Charts and diagrams as code:
- - - - -

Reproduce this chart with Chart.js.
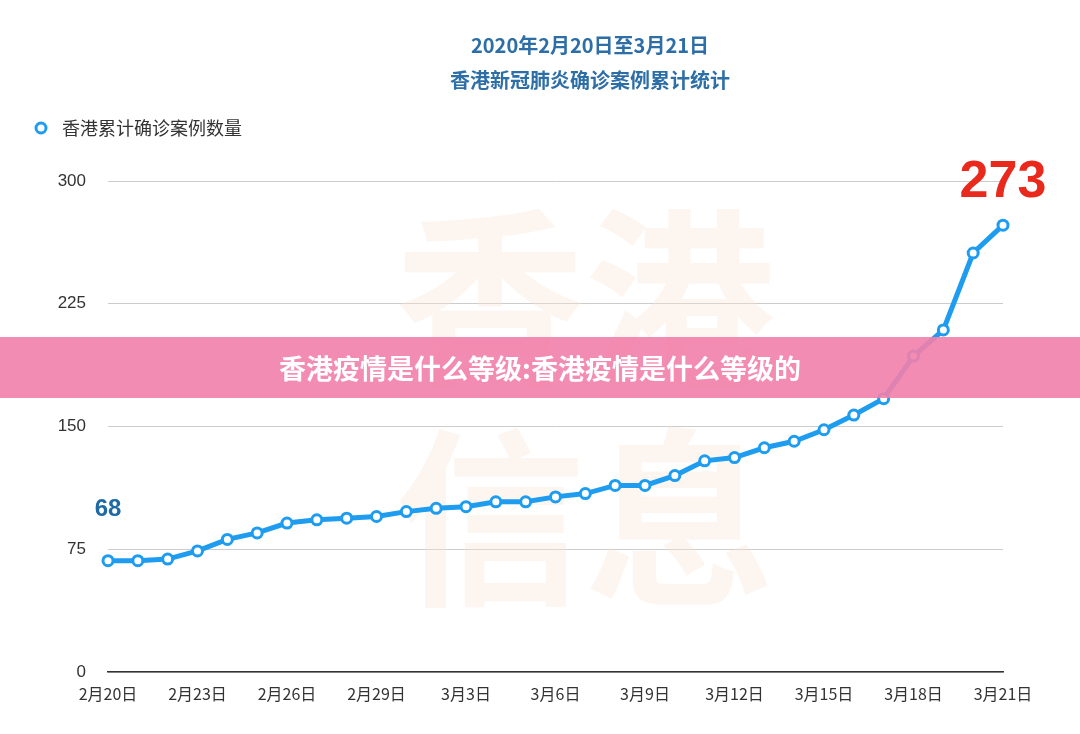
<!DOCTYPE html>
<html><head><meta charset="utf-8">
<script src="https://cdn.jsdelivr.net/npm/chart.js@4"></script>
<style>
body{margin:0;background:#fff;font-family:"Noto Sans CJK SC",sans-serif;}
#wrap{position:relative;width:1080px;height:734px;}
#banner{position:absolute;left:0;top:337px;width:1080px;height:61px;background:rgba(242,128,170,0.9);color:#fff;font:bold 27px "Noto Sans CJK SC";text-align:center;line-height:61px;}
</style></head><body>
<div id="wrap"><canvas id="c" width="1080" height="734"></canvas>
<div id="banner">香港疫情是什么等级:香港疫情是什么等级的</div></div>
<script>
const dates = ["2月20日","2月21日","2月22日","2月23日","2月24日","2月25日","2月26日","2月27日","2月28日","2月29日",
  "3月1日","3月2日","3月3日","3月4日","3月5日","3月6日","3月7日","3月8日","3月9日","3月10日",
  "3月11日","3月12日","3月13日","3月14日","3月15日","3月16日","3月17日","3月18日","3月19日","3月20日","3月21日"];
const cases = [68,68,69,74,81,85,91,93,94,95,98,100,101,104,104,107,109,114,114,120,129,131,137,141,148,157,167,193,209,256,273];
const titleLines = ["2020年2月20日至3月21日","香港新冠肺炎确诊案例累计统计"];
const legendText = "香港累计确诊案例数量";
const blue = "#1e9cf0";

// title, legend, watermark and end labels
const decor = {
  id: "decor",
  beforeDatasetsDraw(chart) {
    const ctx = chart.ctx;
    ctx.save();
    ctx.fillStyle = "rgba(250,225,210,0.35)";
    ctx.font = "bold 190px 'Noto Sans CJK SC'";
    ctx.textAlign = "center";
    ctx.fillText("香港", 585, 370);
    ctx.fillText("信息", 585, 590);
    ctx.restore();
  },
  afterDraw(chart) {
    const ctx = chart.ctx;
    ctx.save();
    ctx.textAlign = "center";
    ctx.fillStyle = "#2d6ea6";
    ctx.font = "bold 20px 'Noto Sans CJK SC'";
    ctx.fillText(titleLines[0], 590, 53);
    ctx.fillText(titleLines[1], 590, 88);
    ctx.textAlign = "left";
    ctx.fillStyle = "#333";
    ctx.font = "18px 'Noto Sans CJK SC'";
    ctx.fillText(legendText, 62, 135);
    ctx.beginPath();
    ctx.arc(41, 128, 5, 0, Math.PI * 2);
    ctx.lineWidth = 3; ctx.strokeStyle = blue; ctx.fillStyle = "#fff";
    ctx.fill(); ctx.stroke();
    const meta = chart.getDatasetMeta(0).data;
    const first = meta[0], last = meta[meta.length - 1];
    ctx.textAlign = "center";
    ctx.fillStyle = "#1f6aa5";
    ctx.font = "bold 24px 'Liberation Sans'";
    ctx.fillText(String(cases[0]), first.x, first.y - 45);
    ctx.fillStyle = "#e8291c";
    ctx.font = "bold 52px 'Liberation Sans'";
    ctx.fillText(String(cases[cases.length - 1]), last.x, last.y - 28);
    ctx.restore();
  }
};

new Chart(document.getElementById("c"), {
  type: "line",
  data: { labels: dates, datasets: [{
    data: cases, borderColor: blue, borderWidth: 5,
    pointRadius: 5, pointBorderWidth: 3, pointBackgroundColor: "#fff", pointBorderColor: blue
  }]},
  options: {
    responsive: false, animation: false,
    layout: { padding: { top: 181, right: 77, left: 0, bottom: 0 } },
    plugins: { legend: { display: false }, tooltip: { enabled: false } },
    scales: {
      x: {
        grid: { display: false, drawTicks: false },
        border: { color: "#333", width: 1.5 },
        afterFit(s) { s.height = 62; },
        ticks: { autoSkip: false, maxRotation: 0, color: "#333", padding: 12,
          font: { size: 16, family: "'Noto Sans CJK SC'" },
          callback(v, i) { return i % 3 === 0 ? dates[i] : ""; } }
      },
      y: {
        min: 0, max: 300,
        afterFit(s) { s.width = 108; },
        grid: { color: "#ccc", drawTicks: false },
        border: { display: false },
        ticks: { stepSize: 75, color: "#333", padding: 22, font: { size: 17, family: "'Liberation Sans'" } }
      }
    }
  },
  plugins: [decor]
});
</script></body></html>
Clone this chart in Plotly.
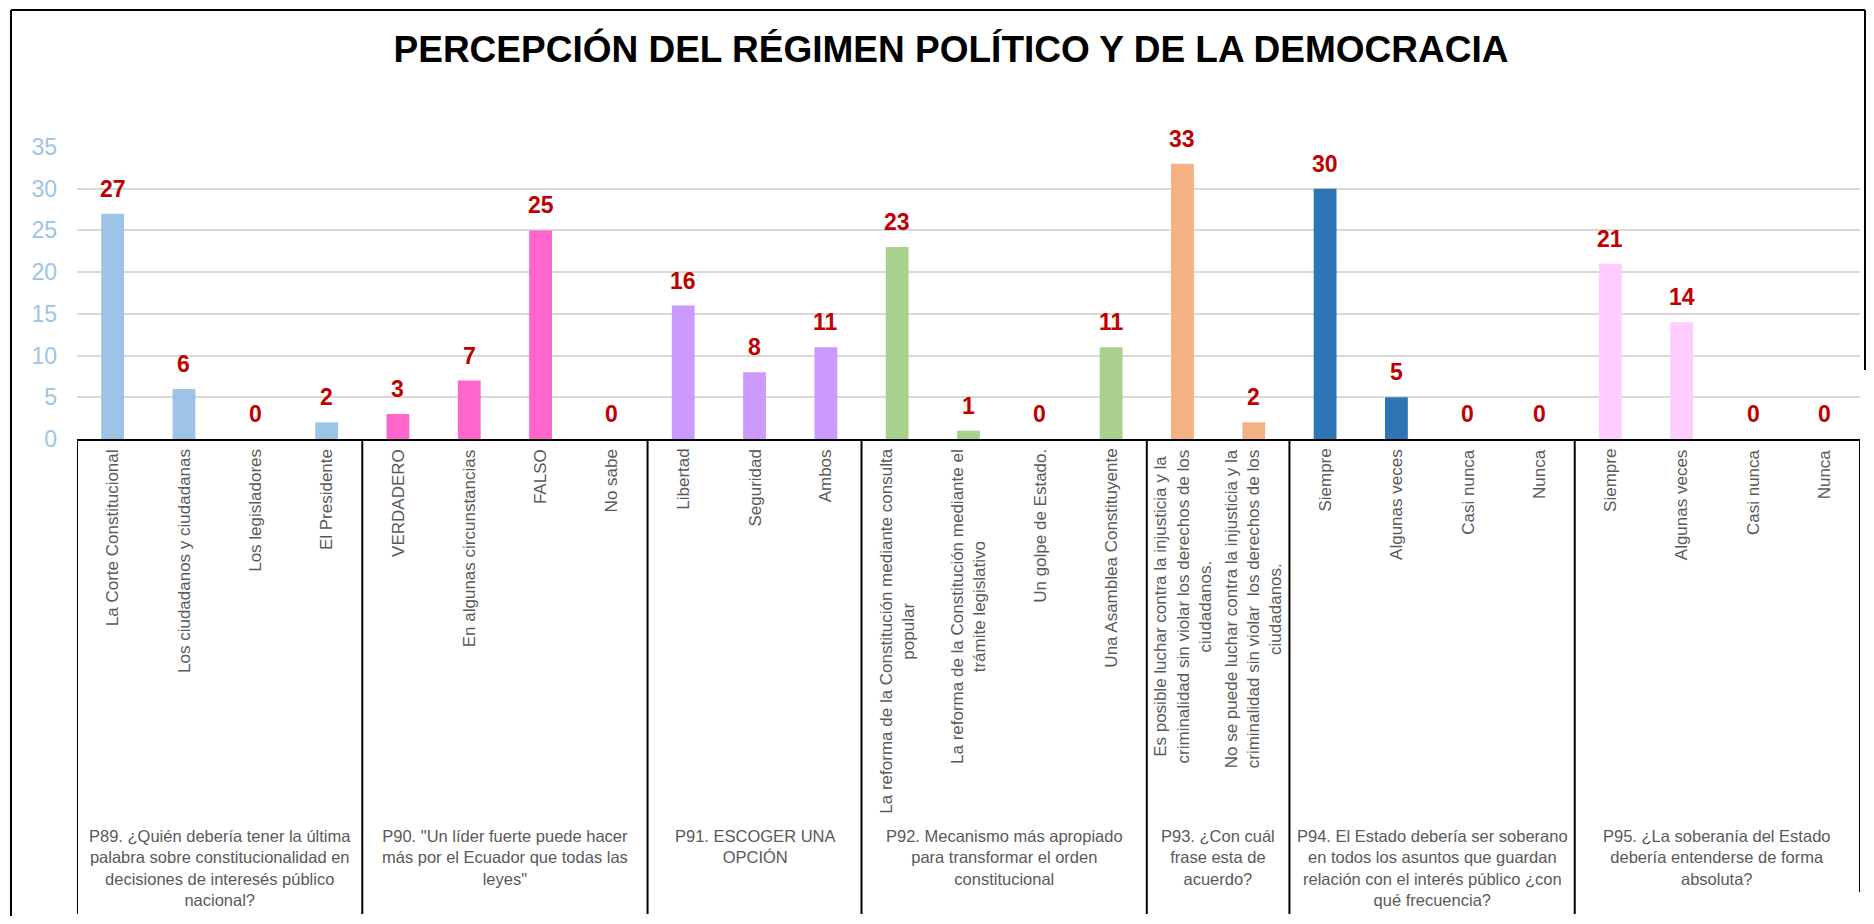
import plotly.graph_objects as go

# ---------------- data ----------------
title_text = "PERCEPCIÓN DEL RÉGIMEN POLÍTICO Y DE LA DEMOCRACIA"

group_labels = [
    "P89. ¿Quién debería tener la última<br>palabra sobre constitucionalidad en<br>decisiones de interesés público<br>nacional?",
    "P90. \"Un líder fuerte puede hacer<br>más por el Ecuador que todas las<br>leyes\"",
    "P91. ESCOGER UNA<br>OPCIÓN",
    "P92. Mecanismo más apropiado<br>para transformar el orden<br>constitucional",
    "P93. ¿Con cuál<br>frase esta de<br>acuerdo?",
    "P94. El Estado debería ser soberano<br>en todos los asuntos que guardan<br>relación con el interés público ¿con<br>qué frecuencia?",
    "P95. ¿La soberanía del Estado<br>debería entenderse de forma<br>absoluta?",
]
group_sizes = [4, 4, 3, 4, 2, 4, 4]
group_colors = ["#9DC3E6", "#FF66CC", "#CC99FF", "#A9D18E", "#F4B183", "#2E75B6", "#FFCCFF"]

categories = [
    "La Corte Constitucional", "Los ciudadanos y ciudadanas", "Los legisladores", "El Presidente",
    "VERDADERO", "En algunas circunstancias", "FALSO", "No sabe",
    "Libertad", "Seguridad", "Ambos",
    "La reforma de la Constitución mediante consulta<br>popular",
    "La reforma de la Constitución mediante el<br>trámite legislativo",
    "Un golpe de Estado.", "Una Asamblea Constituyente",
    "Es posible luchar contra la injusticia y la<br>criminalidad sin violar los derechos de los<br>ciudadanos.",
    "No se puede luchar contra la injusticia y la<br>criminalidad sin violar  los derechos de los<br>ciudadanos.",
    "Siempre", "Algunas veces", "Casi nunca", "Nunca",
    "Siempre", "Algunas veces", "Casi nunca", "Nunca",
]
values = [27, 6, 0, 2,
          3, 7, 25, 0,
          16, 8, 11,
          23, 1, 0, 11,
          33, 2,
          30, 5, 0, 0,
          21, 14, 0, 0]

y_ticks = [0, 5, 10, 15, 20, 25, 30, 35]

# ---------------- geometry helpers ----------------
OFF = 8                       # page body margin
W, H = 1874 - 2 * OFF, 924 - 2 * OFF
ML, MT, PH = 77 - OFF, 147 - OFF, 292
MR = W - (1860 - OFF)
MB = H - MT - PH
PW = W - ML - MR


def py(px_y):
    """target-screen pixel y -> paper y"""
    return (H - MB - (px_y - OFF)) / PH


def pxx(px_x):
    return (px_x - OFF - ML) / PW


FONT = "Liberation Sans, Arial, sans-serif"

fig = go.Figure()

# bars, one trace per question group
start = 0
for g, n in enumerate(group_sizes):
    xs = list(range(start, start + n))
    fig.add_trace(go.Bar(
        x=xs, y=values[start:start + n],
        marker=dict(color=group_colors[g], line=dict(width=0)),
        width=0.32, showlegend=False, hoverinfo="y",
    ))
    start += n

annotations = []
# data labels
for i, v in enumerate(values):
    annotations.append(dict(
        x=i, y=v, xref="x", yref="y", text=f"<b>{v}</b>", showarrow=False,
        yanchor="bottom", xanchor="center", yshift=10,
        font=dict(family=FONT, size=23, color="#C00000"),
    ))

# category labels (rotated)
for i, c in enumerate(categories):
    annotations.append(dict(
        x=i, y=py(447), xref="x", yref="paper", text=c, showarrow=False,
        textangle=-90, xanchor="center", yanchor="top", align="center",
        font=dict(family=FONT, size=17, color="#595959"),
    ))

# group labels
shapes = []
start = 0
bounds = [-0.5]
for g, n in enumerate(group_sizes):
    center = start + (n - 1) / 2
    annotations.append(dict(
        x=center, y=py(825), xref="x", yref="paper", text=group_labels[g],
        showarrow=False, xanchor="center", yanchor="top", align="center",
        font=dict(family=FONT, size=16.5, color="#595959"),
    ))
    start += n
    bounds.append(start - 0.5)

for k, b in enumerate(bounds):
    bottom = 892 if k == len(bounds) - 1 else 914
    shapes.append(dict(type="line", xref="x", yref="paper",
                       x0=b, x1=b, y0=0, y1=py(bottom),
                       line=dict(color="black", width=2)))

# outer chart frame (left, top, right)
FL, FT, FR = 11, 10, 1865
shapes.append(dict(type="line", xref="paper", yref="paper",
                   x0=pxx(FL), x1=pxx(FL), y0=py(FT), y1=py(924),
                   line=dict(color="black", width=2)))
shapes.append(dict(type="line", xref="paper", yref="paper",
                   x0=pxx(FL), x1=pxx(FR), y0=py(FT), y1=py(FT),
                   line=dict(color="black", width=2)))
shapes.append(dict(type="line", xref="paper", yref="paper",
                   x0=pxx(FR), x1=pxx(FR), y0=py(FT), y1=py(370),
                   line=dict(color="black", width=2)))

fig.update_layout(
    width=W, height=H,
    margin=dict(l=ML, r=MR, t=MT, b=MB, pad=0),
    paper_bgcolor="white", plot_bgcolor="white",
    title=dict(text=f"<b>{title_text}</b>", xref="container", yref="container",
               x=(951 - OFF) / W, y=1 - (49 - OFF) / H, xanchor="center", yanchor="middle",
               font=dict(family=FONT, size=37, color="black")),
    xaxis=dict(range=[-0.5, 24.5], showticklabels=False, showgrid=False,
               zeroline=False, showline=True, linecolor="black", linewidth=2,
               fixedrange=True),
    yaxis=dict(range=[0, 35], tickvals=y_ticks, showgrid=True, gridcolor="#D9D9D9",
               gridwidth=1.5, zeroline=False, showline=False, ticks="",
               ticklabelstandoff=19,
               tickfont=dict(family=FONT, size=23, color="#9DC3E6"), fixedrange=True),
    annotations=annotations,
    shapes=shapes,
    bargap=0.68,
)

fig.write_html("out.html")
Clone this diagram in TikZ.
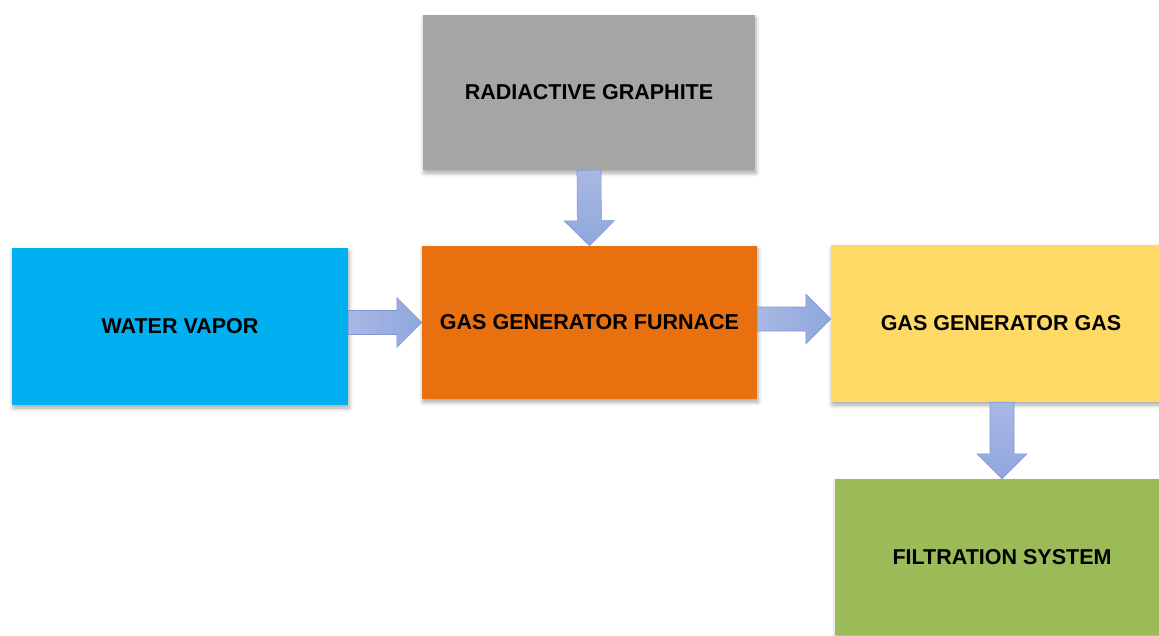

- - - - -

### Given task
Reproduce the data above exactly, but only from the line containing "Clone this chart in Plotly." through the line containing "DEL RÉGIMEN POLÍTICO"; skip the pictures.

### Problem solution
Clone this chart in Plotly.
import plotly.graph_objects as go

# ---------------- data ----------------
title_text = "PERCEPCIÓN DEL RÉGIMEN POLÍTICO Y DE LA DEMOCRACIA"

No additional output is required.